Records contained in a dataset:
┏━━

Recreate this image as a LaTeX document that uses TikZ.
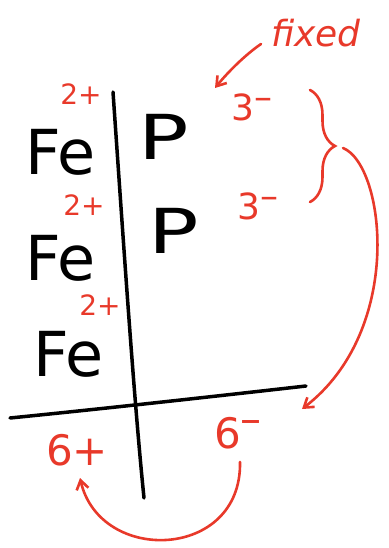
\documentclass[tikz,border=0pt]{standalone}
\usepackage{fontspec}
\setmainfont{DejaVu Sans}
\usetikzlibrary{arrows.meta,decorations.pathreplacing}
\definecolor{ink}{HTML}{E8392A}
\begin{document}
\begin{tikzpicture}[x=1pt,y=-1pt,
  elem/.style={font=\fontsize{62}{62}\selectfont, inner sep=0pt, anchor=base west},
  pelem/.style={elem, xscale=1.35},
  chg/.style={text=ink, inner sep=0pt, font=\fontsize{#1}{#1}\selectfont},
  blk/.style={line width=3.5pt, line cap=round, black},
  redln/.style={line width=2.6pt, line cap=round, ink},
  redarr/.style={redln, -{Straight Barb[length=9pt,width=12pt,line width=2.6pt]}}
]
\useasboundingbox (0,0) rectangle (388,548);

% table lines
\coordinate (vtop) at (113,92);
\coordinate (vbot) at (144,498);
\coordinate (hleft) at (10,418);
\coordinate (hright) at (306,386);
\draw[blk] (vtop) .. controls (124,250) and (134,400) .. (vbot);
\draw[blk] (hleft) .. controls (100,409) and (200,398) .. (hright);

% elements
\node[elem] (fe1) at (25,175) {Fe};
\node[elem] (fe2) at (25,280) {Fe};
\node[elem] (fe3) at (33,376) {Fe};
\node[pelem] (p1) at (138,160) {P};
\node[pelem] (p2) at (148,253) {P};

% charges
\node[chg=28] (c1) at (81,94) {2+};
\node[chg=28] (c2) at (84,205) {2+};
\node[chg=28] (c3) at (100,305) {2+};
\node[chg=36] (a1) at (252,107) {3\raisebox{0.3em}{–}};
\node[chg=36] (a2) at (258,206) {3\raisebox{0.3em}{–}};
\node[chg=42] (tplus) at (77,450) {6+};
\node[chg=42] (tminus) at (238,433) {6\raisebox{0.35em}{–}};
\node[chg=36, font=\fontsize{36}{36}\selectfont\itshape] (fixedlbl) at (316,33) {fixed};

% arrow from "fixed"
\coordinate (ftail) at (261,44);
\coordinate (ftip) at (215,88);
\draw[redarr] (ftail) .. controls (245,55) and (228,72) .. (ftip);

% brace
\coordinate (btop) at (310,90);
\coordinate (bbot) at (310,202);
\draw[redln, decorate, decoration={brace, amplitude=25pt}] (btop) -- (bbot);

% arrow from brace to horizontal line
\coordinate (bstart) at (343,148);
\coordinate (htip) at (302,409);
\draw[redarr] (bstart) .. controls (385,165) and (405,330) .. (htip);

% arrow from 6- to 6+
\coordinate (mstart) at (240,462);
\coordinate (ptip) at (80,478);
\draw[redarr] (mstart) .. controls (242,560) and (100,565) .. (ptip);
\end{tikzpicture}
\end{document}
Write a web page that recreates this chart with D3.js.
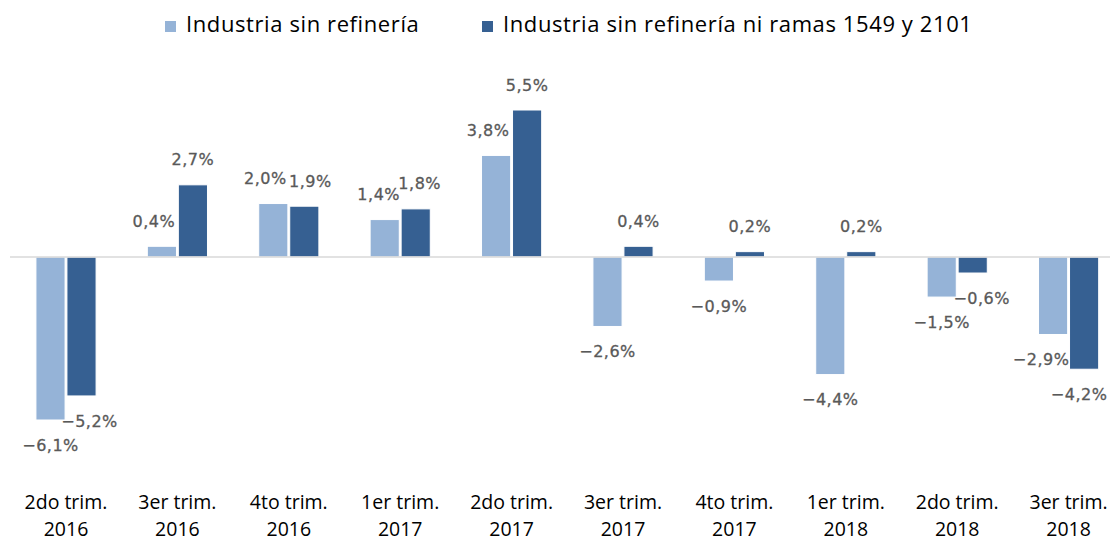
<!DOCTYPE html>
<html>
<head>
<meta charset="utf-8">
<script src="https://cdn.jsdelivr.net/npm/d3@7"></script>
<style>
  html, body { margin: 0; padding: 0; background: #fff; }
  svg { display: block; }
</style>
</head>
<body>
<svg id="chart" width="1110" height="543"></svg>
<script>
// ---- data ----
const categories = [
  ["2do trim.", "2016"], ["3er trim.", "2016"], ["4to trim.", "2016"],
  ["1er trim.", "2017"], ["2do trim.", "2017"], ["3er trim.", "2017"],
  ["4to trim.", "2017"], ["1er trim.", "2018"], ["2do trim.", "2018"],
  ["3er trim.", "2018"]
];
const seriesNames = ["Industria sin refinería", "Industria sin refinería ni ramas 1549 y 2101"];
const industriaSinRefineria = [-6.1, 0.4, 2.0, 1.4, 3.8, -2.6, -0.9, -4.4, -1.5, -2.9];
const industriaSinRefineriaNiRamas = [-5.2, 2.7, 1.9, 1.8, 5.5, 0.4, 0.2, 0.2, -0.6, -4.2];
// small horizontal nudges of data labels (to avoid overlap, as in the original)
const labelNudgeA = [0, -8, -8, -6, -8, 0, 0, 0, 0, -12];
const labelNudgeB = [8, 0, 6, 4, 0, 0, 0, 0, 9, -5];

const colors = ["#95B3D7", "#366092"];

const svg = d3.select("#chart");
const W = 1110, H = 543;

const keys = ["a", "b"];
const data = categories.map((c, i) => ({
  cat: c, idx: i,
  a: industriaSinRefineria[i], b: industriaSinRefineriaNiRamas[i],
  na: labelNudgeA[i], nb: labelNudgeB[i]
}));

const x0 = d3.scaleBand()
  .domain(d3.range(categories.length))
  .range([10.3, 10.3 + 1114])
  .paddingInner(0.46)
  .paddingOuter(0.23);
const x1 = d3.scaleBand().domain(keys).range([0, x0.bandwidth()]).paddingInner(0.06);
const y = d3.scaleLinear().domain([-6.1, 5.5]).range([420, 110]);

// bars
const g = svg.append("g");
const groups = g.selectAll("g.grp").data(data).join("g")
  .attr("class", "grp")
  .attr("transform", d => `translate(${x0(d.idx)},0)`);

groups.selectAll("rect").data(d => keys.map((k, j) => ({ k, j, v: d[k] })))
  .join("rect")
  .attr("x", d => x1(d.k))
  .attr("width", x1.bandwidth())
  .attr("y", d => y(Math.max(0, d.v)))
  .attr("height", d => Math.abs(y(d.v) - y(0)))
  .attr("fill", d => colors[d.j])
  .attr("stroke", "#fff")
  .attr("stroke-width", 1);

// zero line
svg.append("line")
  .attr("x1", 10).attr("x2", W)
  .attr("y1", y(0)).attr("y2", y(0))
  .attr("stroke", "#D9D9D9").attr("stroke-width", 1.5);

// data labels
const fmt = v => (v < 0 ? "\u2212" : "") + d3.format(".1f")(Math.abs(v)).replace(".", ",") + "%";
groups.selectAll("text.lbl").data(d => keys.map((k, j) => ({ k, j, v: d[k], n: d["n" + k] })))
  .join("text")
  .attr("class", "lbl")
  .attr("x", d => x1(d.k) + x1.bandwidth() / 2 + d.n)
  .attr("y", d => y(d.v) + (d.v >= 0 ? -25 : 25))
  .attr("dy", "0.35em")
  .attr("text-anchor", "middle")
  .attr("font-family", "DejaVu Sans, Verdana, sans-serif")
  .attr("font-size", 16)
  .attr("letter-spacing", 0.5)
  .attr("stroke", "#595959")
  .attr("stroke-width", 0.3)
  .attr("fill", "#595959")
  .text(d => fmt(d.v));

// category labels
const cl = svg.append("g").selectAll("text").data(data).join("text")
  .attr("text-anchor", "middle")
  .attr("font-family", "Open Sans, sans-serif")
  .attr("font-size", 19.5)
  .attr("fill", "#000");
cl.append("tspan").attr("x", d => x0(d.idx) + x0.bandwidth() / 2).attr("y", 509).text(d => d.cat[0]);
cl.append("tspan").attr("x", d => x0(d.idx) + x0.bandwidth() / 2).attr("y", 536).text(d => d.cat[1]);

// legend
const legendX = [165, 482];
const leg = svg.append("g").selectAll("g").data(seriesNames).join("g")
  .attr("transform", (d, i) => `translate(${legendX[i]},0)`);
leg.append("rect").attr("x", 0).attr("y", 21).attr("width", 11).attr("height", 11)
  .attr("fill", (d, i) => colors[i]);
leg.append("text").attr("x", 21).attr("y", 32)
  .attr("font-family", "Open Sans, sans-serif")
  .attr("font-size", 22)
  .attr("letter-spacing", 0.6)
  .attr("fill", "#000")
  .text(d => d);
</script>
</body>
</html>
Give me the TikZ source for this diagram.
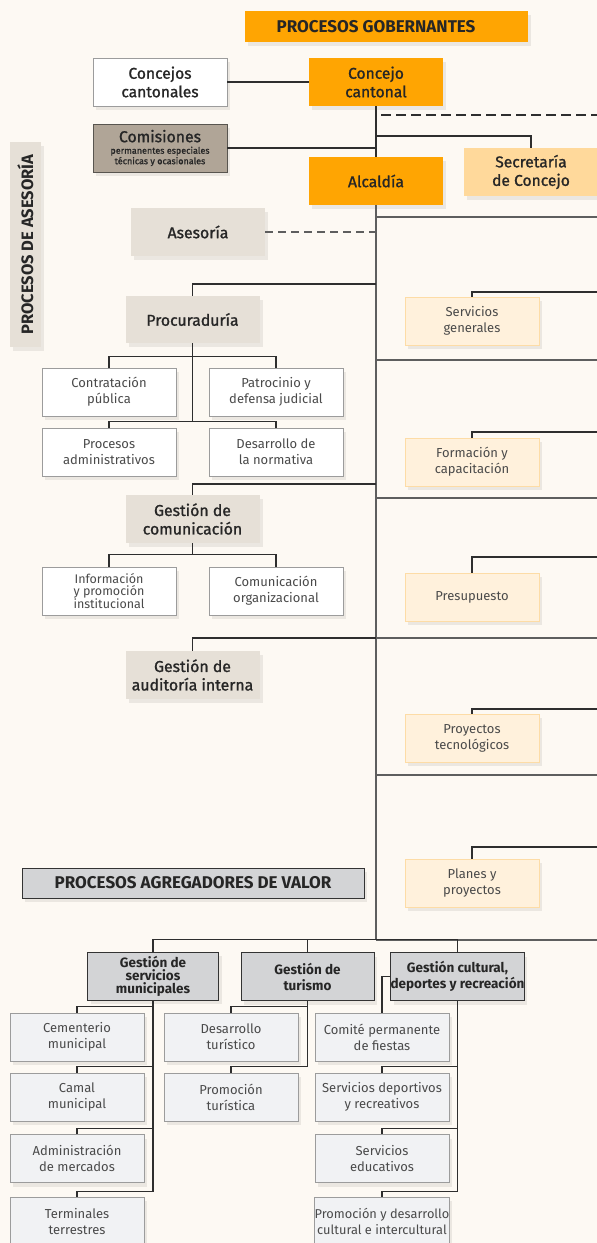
\documentclass[tikz,border=0pt]{standalone}
\usepackage{fontspec}
\setmainfont{Fira Sans}
\newfontfamily\fmed{Fira Sans}[FakeBold=1.2]
\newfontfamily\fsemi{Fira Sans Bold}
\newfontfamily\flight{Fira Sans}
\usetikzlibrary{shadows}
\definecolor{bgc}{HTML}{FDF9F3}
\definecolor{orangeC}{HTML}{FFA502}
\definecolor{secrC}{HTML}{FFD99B}
\definecolor{paleC}{HTML}{FFF1DC}
\definecolor{paleB}{HTML}{FDDCA6}
\definecolor{beigeC}{HTML}{E6E0D7}
\definecolor{comisC}{HTML}{B0A597}
\definecolor{comisB}{HTML}{58554F}
\definecolor{grayC}{HTML}{D3D4D6}
\definecolor{grayB}{HTML}{333333}
\definecolor{lgC}{HTML}{F1F2F4}
\definecolor{lgB}{HTML}{9C9C9C}
\definecolor{lineC}{HTML}{2E2E2E}
\definecolor{frameC}{HTML}{5E5E5E}
\definecolor{txtD}{HTML}{262626}
\definecolor{txtL}{HTML}{4A4A4A}
\tikzset{
  base/.style={rectangle, inner sep=0pt, align=center, minimum width=134pt, minimum height=48pt},
  shad/.style={drop shadow={shadow xshift=3pt, shadow yshift=-4pt, opacity=0.07, fill=black}},
  orangebox/.style={base, shad, fill=orangeC, text=txtD, font=\fmed\fontsize{15.6}{18.5}\selectfont},
  orangehead/.style={base, shad, fill=orangeC, text=txtD, font=\fsemi\fontsize{17}{19}\selectfont},
  secrbox/.style={base, shad, fill=secrC, text=txtD, font=\fmed\fontsize{15.6}{18.5}\selectfont},
  whitehead/.style={base, shad, fill=white, draw=lgB, line width=0.8pt, text=txtD, font=\fmed\fontsize{15.6}{18.5}\selectfont},
  whitebox/.style={base, shad, fill=white, draw=lgB, line width=0.8pt, text=txtL, font=\flight\fontsize{13}{16}\selectfont},
  comisbox/.style={base, shad, fill=comisC, draw=comisB, line width=0.9pt, text=txtD, font=\fmed\fontsize{9}{10.5}\selectfont},
  beigebox/.style={base, shad, fill=beigeC, text=txtD, font=\fmed\fontsize{15.8}{18.5}\selectfont},
  labelbox/.style={base, shad, fill=beigeC, text=txtD, font=\fsemi\fontsize{16.5}{18}\selectfont},
  palebox/.style={base, shad, fill=paleC, draw=paleB, line width=1pt, text=txtL, font=\flight\fontsize{13}{16}\selectfont},
  agvbox/.style={base, shad, fill=grayC, draw=grayB, line width=1pt, text=txtD, font=\fsemi\fontsize{17}{19}\selectfont},
  graybox/.style={base, shad, fill=grayC, draw=grayB, line width=1pt, text=txtD, font=\fsemi\fontsize{13.5}{13}\selectfont},
  lgbox/.style={base, shad, fill=lgC, draw=lgB, line width=0.8pt, text=txtL, font=\flight\fontsize{13}{16}\selectfont},
  conn/.style={draw=lineC, line width=1.1pt},
  framel/.style={draw=frameC, line width=2pt},
  dashdark/.style={draw=lineC, line width=1.1pt, dash pattern=on 10pt off 5pt},
  dashgray/.style={draw=frameC, line width=1.1pt, dash pattern=on 8pt off 5pt}
}
\begin{document}
\begin{tikzpicture}[x=1pt,y=-1pt]
\fill[bgc] (0,0) rectangle (597,1243);
\useasboundingbox (0,0) rectangle (597,1243);
\clip (0,0) rectangle (597,1243);

% ---------- nodes ----------
\node[orangehead, minimum width=283pt, minimum height=31pt] (gob) at (386.5,26.5) {\hspace*{-21pt}PROCESOS GOBERNANTES};
\node[whitehead] (cconc) at (160,82) {Concejos\\cantonales};
\node[orangebox] (ccant) at (376,82) {Concejo\\cantonal};
\node[comisbox] (comis) at (160,148) {{\fontsize{15.8}{15.8}\selectfont Comisiones}\\[1pt]permanentes especiales\\técnicas y ocasionales};
\node[orangebox] (alc) at (376,181) {Alcaldía};
\node[secrbox] (secr) at (531,172) {Secretaría\\de Concejo};
\node[beigebox] (ases) at (198,232) {Asesoría};
\node[labelbox, rotate=90, minimum width=205pt, minimum height=31pt] (lab) at (25.5,244.5) {PROCESOS DE ASESORÍA};

\node[beigebox, minimum height=47pt] (procu) at (192.5,319.5) {Procuraduría};
\node[whitebox] (contr) at (109,392) {Contratación\\pública};
\node[whitebox] (patro) at (276,392) {Patrocinio y\\defensa judicial};
\node[whitebox] (procad) at (109,452) {Procesos\\administrativos};
\node[whitebox] (desn) at (276,452) {Desarrollo de\\la normativa};
\node[beigebox] (gcom) at (192.5,519) {Gestión de\\comunicación};
\node[whitebox, font=\flight\fontsize{12.5}{12.5}\selectfont] (info) at (109,591) {Información\\y promoción\\institucional};
\node[whitebox] (corg) at (276,591) {Comunicación\\organizacional};
\node[beigebox] (audit) at (192.5,675) {Gestión de\\auditoría interna};

\node[palebox] (sgen) at (472,321) {Servicios\\generales};
\node[palebox] (form) at (472,462) {Formación y\\capacitación};
\node[palebox] (presu) at (472,597) {Presupuesto};
\node[palebox] (ptec) at (472,738) {Proyectos\\tecnológicos};
\node[palebox] (planes) at (472,883) {Planes y\\proyectos};

\node[agvbox, minimum width=342pt, minimum height=30pt] (agv) at (193,883) {PROCESOS AGREGADORES DE VALOR};
\node[graybox, minimum width=131pt] (gsm) at (153,976) {Gestión de\\servicios\\municipales};
\node[graybox, minimum width=133pt, font=\fsemi\fontsize{13.5}{16}\selectfont] (gtur) at (307.5,976.5) {Gestión de\\turismo};
\node[graybox, minimum width=133pt, font=\fsemi\fontsize{13.5}{16}\selectfont] (gcul) at (457.5,976.5) {Gestión cultural,\\deportes y recreación};

\node[lgbox] (cem) at (77,1037) {Cementerio\\municipal};
\node[lgbox] (camal) at (77,1097) {Camal\\municipal};
\node[lgbox] (admer) at (77,1158.5) {Administración\\de mercados};
\node[lgbox] (term) at (77,1221) {Terminales\\terrestres};
\node[lgbox] (destur) at (231,1037) {Desarrollo\\turístico};
\node[lgbox] (promtur) at (231,1097) {Promoción\\turística};
\node[lgbox] (comite) at (382,1037) {Comité permanente\\de fiestas};
\node[lgbox] (sdep) at (382,1097) {Servicios deportivos\\y recreativos};
\node[lgbox] (sedu) at (382,1158.5) {Servicios\\educativos};
\node[lgbox, font=\flight\fontsize{12.8}{16}\selectfont] (promcul) at (382,1221) {Promoción y desarrollo\\cultural e intercultural};

% ---------- coordinates ----------
\coordinate (dA) at (381,115);
\coordinate (dB) at (598,115);
\coordinate (sj) at (376,136);
\coordinate (vb) at (376,940);
\coordinate (aj) at (376,232);
\coordinate (b1) at (376,284);
\coordinate (b2) at (376,484);
\coordinate (b3) at (376,638);
\coordinate (pj) at (192.5,422);
\coordinate (r1) at (598,292);
\coordinate (r2) at (598,432);
\coordinate (r3) at (598,557);
\coordinate (r4) at (598,709);
\coordinate (r5) at (598,847);
\foreach \i/\yy in {1/217,2/360,3/498,4/638,5/775,6/940}{
  \coordinate (fl\i) at (376,\yy);
  \coordinate (fr\i) at (598,\yy);
}

% ---------- connectors ----------
\draw[conn] (cconc.east) -- (ccant.west);
\draw[conn] (ccant.south) -- (alc.north);
\draw[conn] (comis.east) -- (comis.east -| ccant.south);
\draw[dashdark] (dA) -- (dB);
\draw[conn] (sj) -| (secr.north);
\draw[dashgray] (ases.east) -- (aj);
\draw[framel] (alc.south) -- (vb);
\foreach \i in {1,...,6}{\draw[framel] (fl\i) -- (fr\i);}

\draw[conn] (b1) -| (procu.north);
\draw[conn] (procu.south) -- (pj);
\draw[conn] (contr.north) -- ++(0,-11) -| (patro.north);
\draw[conn] (procad.north) -- ++(0,-6) -| (desn.north);
\draw[conn] (b2) -| (gcom.north);
\draw[conn] (gcom.south) -- ++(0,12);
\draw[conn] (info.north) -- ++(0,-12) -| (corg.north);
\draw[conn] (b3) -| (audit.north);

\draw[conn] (sgen.north) |- (r1);
\draw[conn] (form.north) |- (r2);
\draw[conn] (presu.north) |- (r3);
\draw[conn] (ptec.north) |- (r4);
\draw[conn] (planes.north) |- (r5);

\draw[conn] (gsm.north) -- ++(0,-12) -| (gcul.north);
\draw[conn] (gtur.north) -- ++(0,-12);
\draw[conn] (cem.north) -- ++(0,-6) -| (gsm.south);
\draw[conn] (camal.north) -- ++(0,-6) -| (gsm.south);
\draw[conn] (admer.north) -- ++(0,-6) -| (gsm.south);
\draw[conn] (term.north) -- ++(0,-5) -| (gsm.south);
\draw[conn] (destur.north) -- ++(0,-6) -| (gtur.south);
\draw[conn] (promtur.north) -- ++(0,-6) -| (gtur.south);
\draw[conn] (gcul.west) -| (comite.north);
\draw[conn] (sdep.north) -- ++(0,-6) -| (gcul.south);
\draw[conn] (sedu.north) -- ++(0,-6) -| (gcul.south);
\draw[conn] (promcul.north) -- ++(0,-5) -| (gcul.south);
\end{tikzpicture}
\end{document}
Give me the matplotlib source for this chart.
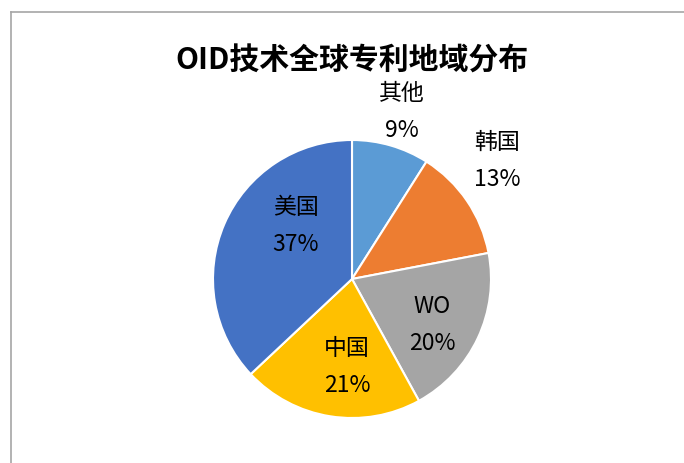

┗━━

WRITTEN PROBLEM: Count how many lines above include the word "Give" and answer with that figure only.

FULL OUTPUT: 2